Les premières « grandes » décisions de l'OT 2024
Comme chaque mois de juin, la Cour suprême rend ses "blockbusters"...
Les observateurs et observatrices de la vie judiciaire états-unienne ne le savent que trop bien : le mois de juin marque le coup d’envoi du rush final pour la Cour suprême des États-Unis, qui rend ses décisions les plus attendues avant la pause estivale.
Le début du mois a été à la fois riche mais « digeste » dans la mesure où la Cour a rendu des décisions courtes… Et souvent unanimes !
⚖️ Oklahoma Statewide Charter School Board v. Drummond
L’une des affaires les plus attendues de l’OT 2024 se solde par un split 4-4, affirmant de facto la décision rendue par la Cour suprême d’Oklahoma dans ce différend opposant l’école “virtuelle” catholique St. Isidore et le charter school board au procureur général Gentner Drummond.
L’école privée catholique, qui avait reçu un agrément (et par conséquent, des fonds publics), avait vu cet agrément remis en cause par le nouveau procureur général de l’État. L’agrément, accordé par le charter school board de l’État, est en effet contraire à la loi Charter School Act, qui interdit tout agrément aux écoles confessionnelles… Au détail près que le school board a estimé le texte contraire au Premier amendement. Avec ce split 4-4 (récusation de la juge Barrett), c’est Gentner Drummond qui l’emporte : St. Isidore perd en conséquence son agrément.
⚖️ Ames v. Ohio Department of Youth Services
Travaillant pour le Ohio Department of Youth Services, Marlean Ames s’est vue successivement refuser un poste (au profit d’une femme lesbienne) puis rétrogradée, remplacée à son précédant poste par un homme gay.
Pour Ames, c’est son hétérosexualité qui pose problème. Après un pourvoi devant les tribunaux, Ames perd son procès en première instance, puis en appel. La Cour suprême, dans une décision unanime signée Ketanji Brown Jackson, renvoie l’affaire après avoir invalidé la règle appliquée par le 6e Circuit d’Appel.
Pour la Cour, le “Title VII” du Civil Rights Act ne prévoit aucune exception : en conséquence, le cadre utilisé par le 6e Circuit d’Appel faute par son atextualité.
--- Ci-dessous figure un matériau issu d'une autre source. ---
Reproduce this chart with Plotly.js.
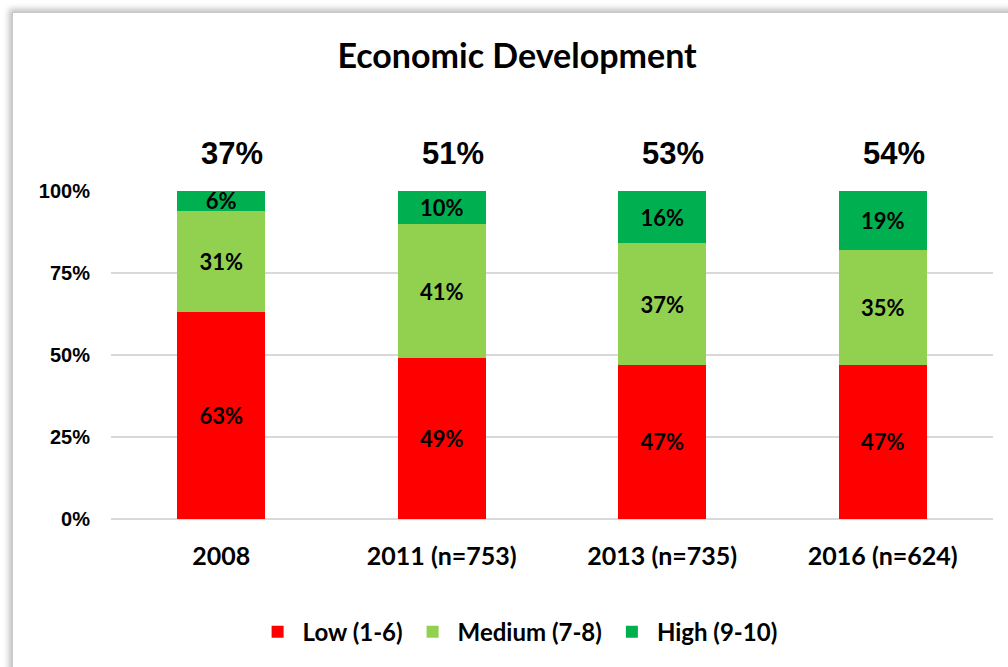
<!DOCTYPE html>
<html><head><meta charset="utf-8">
<script src="https://cdn.plot.ly/plotly-3.0.1.min.js"></script>
<style>
html,body{margin:0;padding:0;background:#fff;overflow:hidden;}
#frame{position:absolute;left:12px;top:12px;width:1100px;height:800px;border:1px solid #c8c8c8;box-shadow:-3px -3px 6px rgba(0,0,0,0.25);background:#fff;}
#chart{position:absolute;left:0;top:0;width:1008px;height:667px;}
</style></head>
<body>
<div id="frame"></div>
<div id="chart"></div>
<script>
const categories = ["2008", "2011 (n=753)", "2013 (n=735)", "2016 (n=624)"];
const lowValues = [63, 49, 47, 47];
const mediumValues = [31, 41, 37, 35];
const highValues = [6, 10, 16, 18];
const lowLabels = ["63%", "49%", "47%", "47%"];
const mediumLabels = ["31%", "41%", "37%", "35%"];
const highLabels = ["6%", "10%", "16%", "19%"];
const topLabels = ["37%", "51%", "53%", "54%"];
const yTicks = [0, 25, 50, 75, 100];
const yTickLabels = ["0%", "25%", "50%", "75%", "100%"];

const cal = "Lato, Carlito, Calibri, sans-serif";
const labelFont = {family: cal, size: 22, color: "#000", weight: "bold"};
function series(name, vals, labels, color) {
  return {type: "bar", name: name, x: categories, y: vals, text: labels,
    textposition: "inside", insidetextanchor: "middle", constraintext: "none", textangle: 0,
    textfont: labelFont, marker: {color: color}, hoverinfo: "skip"};
}
const data = [
  series("Low (1-6)", lowValues, lowLabels, "#FF0000"),
  series("Medium (7-8)", mediumValues, mediumLabels, "#92D050"),
  series("High (9-10)", highValues, highLabels, "#00B050")
];
const annotations = categories.map((c, i) => ({
  x: i, y: 100, xref: "x", yref: "y", text: "<b>" + topLabels[i] + "</b>",
  showarrow: false, yanchor: "bottom", yshift: 18, xshift: 11,
  font: {family: "Liberation Sans, Arial", size: 31, color: "#000"}
}));
const layout = {
  width: 1008, height: 667,
  paper_bgcolor: "rgba(0,0,0,0)", plot_bgcolor: "rgba(0,0,0,0)",
  barmode: "stack", bargap: 0.6,
  margin: {l: 111, r: 15, t: 191, b: 148},
  title: {text: "<b>Economic Development</b>", x: 0.513, xanchor: "center", y: 0.916, yanchor: "middle",
    font: {family: cal, size: 34, color: "#000"}},
  xaxis: {type: "category", range: [-0.5, 3.5], autorange: false, showgrid: false, zeroline: false, showline: false, ticks: "",
    ticklabelstandoff: 20,
    tickfont: {family: cal, size: 25, color: "#000", weight: "bold"}},
  yaxis: {range: [0, 100], autorange: false, tickvals: yTicks, ticktext: yTickLabels, showgrid: true,
    gridcolor: "#d9d9d9", gridwidth: 1.5, zeroline: true, zerolinecolor: "#d9d9d9", zerolinewidth: 1.5,
    showline: false, ticks: "", ticklabelstandoff: 20,
    tickfont: {family: "Liberation Sans, Arial", size: 20, color: "#000", weight: "bold"}},
  legend: {orientation: "h", x: 0.461, xanchor: "center", y: -0.345, yanchor: "middle",
    font: {family: cal, size: 24, color: "#000", weight: "bold"},
    itemwidth: 40, traceorder: "normal"},
  annotations: annotations,
  showlegend: true
};
Plotly.newPlot("chart", data, layout, {displayModeBar: false, staticPlot: true});
</script>
</body></html>
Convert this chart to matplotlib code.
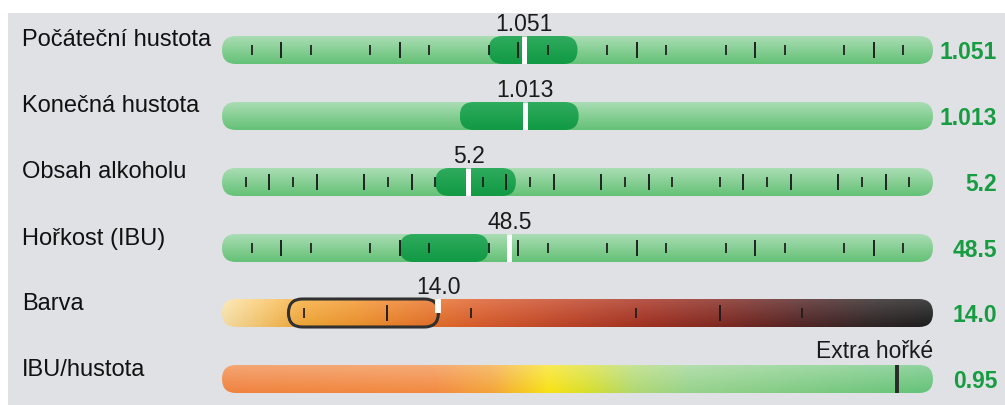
import numpy as np
import matplotlib
matplotlib.use("Agg")
import matplotlib.pyplot as plt
from matplotlib.patches import FancyBboxPatch, Rectangle
from matplotlib.colors import LinearSegmentedColormap, to_rgb

plt.rcParams['font.family'] = ['Liberation Sans', 'DejaVu Sans']

# ---------------- data ----------------
labels = ["Počáteční hustota", "Konečná hustota", "Obsah alkoholu",
          "Hořkost (IBU)", "Barva", "IBU/hustota"]
values = [1.051, 1.013, 5.2, 48.5, 14.0, 0.95]
value_texts = ["1.051", "1.013", "5.2", "48.5", "14.0", "0.95"]
scale_min = [1.000, 1.000, 0.0, 0.0, 0.0, 0.0]
scale_max = [1.120, 1.0305, 15.0, 120.0, 46.0, 1.0]
range_lo = [1.045, 1.0102, 4.5, 30.0, 4.3, None]
range_hi = [1.060, 1.0153, 6.2, 45.0, 14.0, None]

og_minor = [1.005, 1.015, 1.025, 1.035, 1.045, 1.055, 1.065, 1.075, 1.085, 1.095, 1.105, 1.115]
og_major = [1.010, 1.030, 1.050, 1.070, 1.090, 1.110]
abv_minor = [0.5, 1.5, 3.5, 4.5, 5.5, 6.5, 8.5, 9.5, 10.5, 11.5, 13.5, 14.5]
abv_major = [1, 2, 3, 4, 6, 7, 8, 9, 11, 12, 13, 14]
ibu_minor = [5, 15, 25, 35, 45, 55, 65, 75, 85, 95, 105, 115]
ibu_major = [10, 30, 50, 70, 90, 110]
color_minor = [5.3, 16.1, 26.8, 37.5]
color_major = [10.7, 32.2]
minor_ticks = [og_minor, [], abv_minor, ibu_minor, color_minor, []]
major_ticks = [og_major, [], abv_major, ibu_major, color_major, []]
ratio_category = "Extra hořké"

# ---------------- style ----------------
W, H = 1005, 405
BAR_X0, BAR_X1 = 222, 933
BAR_H = 28
ROW_Y = [50, 116, 182, 248, 313, 379]
GREEN_TXT = '#179c42'

srm_stops = [(0.0, '#fde4a8'), (0.05, '#fbcc74'), (0.11, '#f7ac3a'),
             (0.19, '#f4962e'), (0.29, '#ea742a'), (0.36, '#de5e2c'),
             (0.47, '#c64828'), (0.60, '#a63222'), (0.70, '#862a22'),
             (0.81, '#582626'), (0.92, '#302626'), (1.0, '#1e1e1e')]
ratio_stops = [(0.0, '#f0823e'), (0.30, '#f28a40'), (0.38, '#f4a438'),
               (0.43, '#f6cc20'), (0.46, '#f8e214'), (0.52, '#d4de30'),
               (0.58, '#b0d870'), (0.66, '#96d28c'), (1.0, '#64c278')]


def h_gradient(stops, n=700):
    cmap = LinearSegmentedColormap.from_list('g', stops)
    return cmap(np.linspace(0, 1, n))[:, :3]


def shade_image(hcolors, top_light, bottom_dark, n_rows=40):
    t = np.linspace(0, 1, n_rows)[:, None, None]
    light = top_light * (1 - t)
    dark = bottom_dark * t
    img = hcolors[None, :, :] * (1 - light) + light
    img = img * (1 - dark)
    return np.clip(img, 0, 1)


def solid(color, n=4):
    return np.tile(np.array(to_rgb(color)), (n, 1))


def rounded(ax, x0, x1, **kw):
    lo, hi = ax.get_xlim()
    r = (hi - lo) * (BAR_H / 2) / (BAR_X1 - BAR_X0)
    r = min(r, (x1 - x0) / 2)
    return FancyBboxPatch((x0, 0), x1 - x0, 1,
                          boxstyle=f"round,pad=0,rounding_size={r*0.999}",
                          mutation_aspect=0.5 / r, transform=ax.transData, **kw)


def gradient_fill(ax, x0, x1, img, z):
    clip = rounded(ax, x0, x1, facecolor='none', edgecolor='none')
    ax.add_patch(clip)
    im = ax.imshow(img, extent=(x0, x1, 0, 1), aspect='auto', origin='upper',
                   zorder=z, interpolation='bilinear')
    im.set_clip_path(clip)


fig = plt.figure(figsize=(W / 100, H / 100), dpi=100)
fig.patch.set_facecolor('white')
fig.patches.append(Rectangle((8 / W, 0), 1, 1 - 13 / H, transform=fig.transFigure,
                             facecolor='#dfe1e4', edgecolor='none', zorder=-10))

for i, cy in enumerate(ROW_Y):
    ax = fig.add_axes([BAR_X0 / W, 1 - (cy + BAR_H / 2) / H,
                       (BAR_X1 - BAR_X0) / W, BAR_H / H])
    ax.axis('off')
    lo, hi = scale_min[i], scale_max[i]
    ax.set_xlim(lo, hi)
    ax.set_ylim(0, 1)
    ax.set_autoscale_on(False)

    # background bar
    if i < 4:
        bg = shade_image(solid('#64c176'), 0.45, 0.0)
    elif i == 4:
        bg = shade_image(h_gradient(srm_stops), 0.18, 0.05)
    else:
        bg = shade_image(h_gradient(ratio_stops), 0.28, 0.0)
    gradient_fill(ax, lo, hi, bg, 1)

    # style range
    if range_lo[i] is not None:
        if i < 4:
            rg = shade_image(solid('#12a047'), 0.12, 0.04)
            gradient_fill(ax, range_lo[i], range_hi[i], rg, 2)
        else:
            box = rounded(ax, range_lo[i], range_hi[i], facecolor='none',
                          edgecolor='#303030', lw=2.2, zorder=4)
            box.set_clip_on(False)
            ax.add_patch(box)

    # ticks
    ax.vlines(minor_ticks[i], 0.33, 0.67, color='#1c1c1c', lw=1.25, zorder=3)
    ax.vlines(major_ticks[i], 0.20, 0.80, color='#1c1c1c', lw=1.35, zorder=3)

    # marker
    v = values[i]
    if i < 4:
        ax.plot([v, v], [0, 1], color='white', lw=3.6, zorder=5,
                solid_capstyle='butt')
    elif i == 4:
        ax.plot([v, v], [0.5, 1], color='white', lw=4.2, zorder=5,
                solid_capstyle='butt', clip_on=False)
    else:
        ax.plot([v, v], [0, 1], color='#2a2a2a', lw=2.8, zorder=5,
                solid_capstyle='butt')

    # text above
    if i < 5:
        ax.annotate(value_texts[i], xy=(v, 1), xytext=(0, 3.5),
                    textcoords='offset points', ha='center', va='baseline',
                    fontsize=16.5, color='#1a1a1a', annotation_clip=False)
    else:
        ax.annotate(ratio_category, xy=(hi, 1), xytext=(0, 5),
                    textcoords='offset points', ha='right', va='baseline',
                    fontsize=16.5, color='#1a1a1a', annotation_clip=False)

    ax.set_xlim(lo, hi)
    ax.set_ylim(0, 1)

    # row label and value at right
    fig.text(22 / W, 1 - (cy - 3.5) / H, labels[i], fontsize=17,
             ha='left', va='baseline', color='#111111')
    fig.text(997 / W, 1 - (cy + 9) / H, value_texts[i], fontsize=16.5,
             fontweight='bold', ha='right', va='baseline', color=GREEN_TXT)

fig.savefig('out.png', dpi=100)
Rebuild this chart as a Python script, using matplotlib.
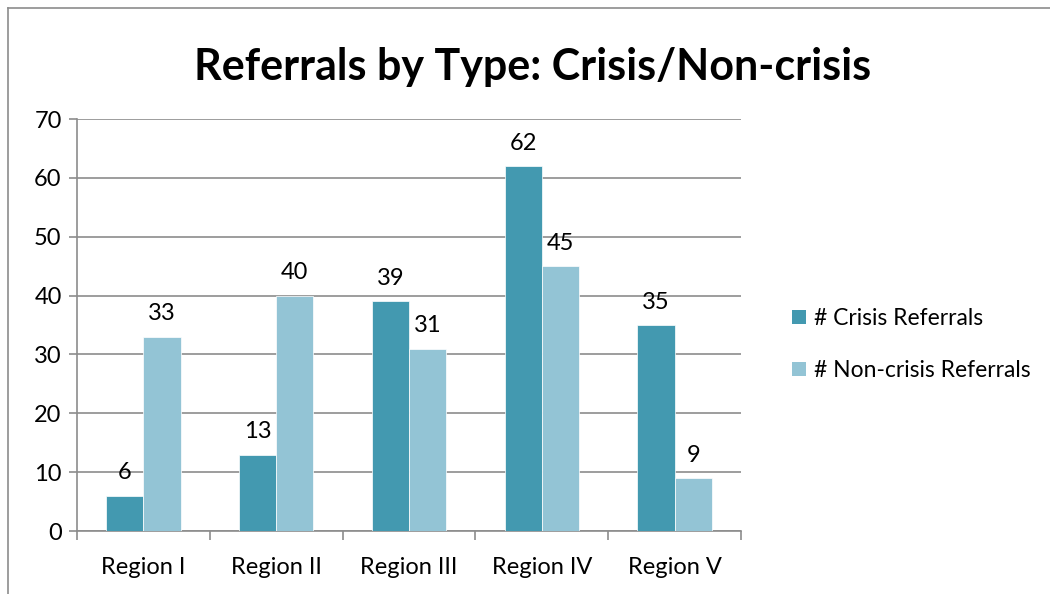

En effet, en subordonnant l’existence d’une discrimination à la démonstration de “background circumstances” lorsque la victime présumée est issue d’un groupe majoritaire (c’est-à-dire blanc, hétérosexuel…), la charge de la preuve s’en retrouve alourdie. Or, les groupes minoritaires, eux, sont soumis au seul cadre dit “McDonnell Douglas” (de l’arrêt du même nom datant de 1973), lequel prévoit qu’en l’absence de preuve directe, le plaignant peut fournir une preuve “prima facie”, permettant de justifier une action en justice.
⚖️ Catholic Charities Bureau, Inc. v. Wisconsin Labor and Industry Review Commission
Au Wisconsin, certaines organisations religieuses sont exemptes de taxes. Pourtant, Catholic Charities Bureau, Inc. s’est vu refuser cette exemption au motif que ses missions de charité sont dépourvues de caractère prosélyte, ne remplissant donc pas la condition fixée par l’article Wis. Stat. §108.02(15)(h)(2).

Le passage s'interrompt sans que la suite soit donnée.